El otro día tuve uno de mis grandes pensamientos filosófico, esta vez sobre el silencio.
Me fui a dar un paseo por el Parque Juan Carlos I en Madrid, ya sabéis, el colesterol, la tensión y todos los achaque que regulan la vida de un hombre de media edad. Durante una hora más o menos me dedico a mover las piernas, sudar un poco y disfrutar de la belleza del parque, que cada año se hace más bonito.
De vez en cuando me asomo al estanque, que por cierto es enorme, a echar un vistazo a las carpas y ver si hay algún Bass, pero por lo general ando, no digo en contemplación pero intento crearme mi pequeño mundo tranquilo donde reina el silencio.

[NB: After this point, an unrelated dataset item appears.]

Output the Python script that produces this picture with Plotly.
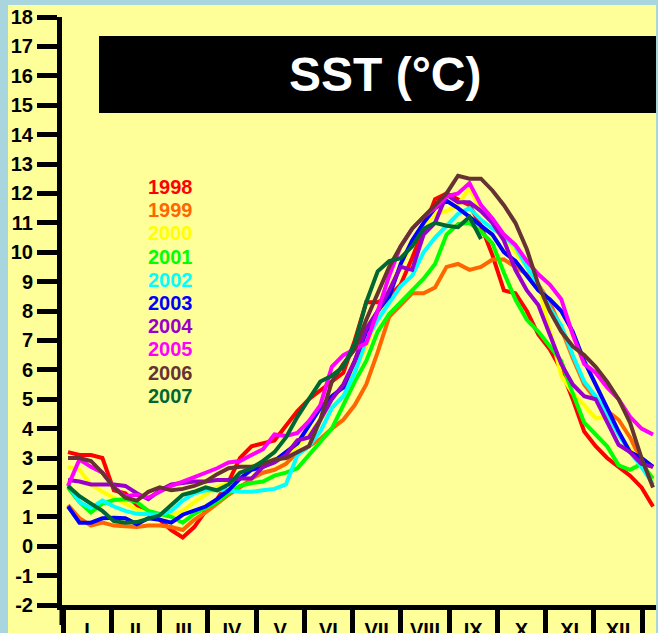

Desde lejos veo un grupillo de señoras de una cierta edad empeñadas mismamente en mantenerse en forma y, cómo no, hablando de sus cosas. Tinte, recetas, niños, digamos que más o menos la wikipedia completa de aquel estereotipo de ama de casa que nos pintaban hace unos años. Una de las mujeres tenía un tono de voz que podía haberse utilizado para dar la alarma durante un bombardeo de la segunda guerra mundial, mientras las otras chachareaban como seres humanos.
Al escuchar ese megáfono aceleré para distanciarlas y desde aquel momento no pude parar ni un segundo más, mi paseo se transformó en una especie de cruzada contra el ruido que se estrelló al toparme con unos jardineros que estaban con las máquinas cortacésped a todo trapo, allí me derrumbé y regresé al coche vencido.
El silencio.
Estoy seguro que muchos de los ermitaños que leen este blog aprecian el silencio tanto como yo, y no tengo dudas de que si pueden, intentan alejarse de ruidos cacofónicos lo más posible. Obviamente en la pesca logro soportar ruidos de aguas movidas, olas, un río que corre, pajaritos, algún perro que ladra (lejos) y como muy mucho un tractor que ara el campo, siempre y cuando no lo tenga pegado al cogote. Digamos que en este caso identifico la máquina con el entorno modificado por el agricultura, y entonces cierro un ojo oído. Ah, casi se me olvidaba, también soporto el ruido del freno del carrete cuando corre el hilo.
Pero es cuando el silencio "natural" que se adueña del entorno que la magia coge forma.
En verano son moscas y mosquitos que te recuerdan que no estás sordo, por lo menos en agua dulce, y cada vez que le das un meneo al paseante oyes los sonajeros bailar el waltz. Tic, tac, tic, tac ¿sabéis de que estoy hablando verdad? Aquello no tiene precio, también lo disfrutas en el mar cuando pesca en aguas tranquilas o si no hay más ruidos alrededor tuyo, consigues concentrarte y oírlo entre las olas a pocos metros de la rompiente. Es cuestión de concentración.
Pesco mejor cuando reina el silencio, y consigo meterme más en la piel de los depredadores o visualizar la acción del señuelo debajo del agua.
Estoy a lo que tengo que estar con alma, cuerpo y aquel poquito de cerebro que sigue en función. Hay mucho silencio en las orillas de los pantanos y ríos donde suelo meterme a remojo, menos en el mar pero allí todo cobra un diferente sentido y aún así, un 300CV de cuatro tiempos, cuando no está empujando ni se nota.
Ni falta hace decirlo que de la misma manera el silencio afecta a los peces, o mejor dicho, no les afecta, les deja tranquilos.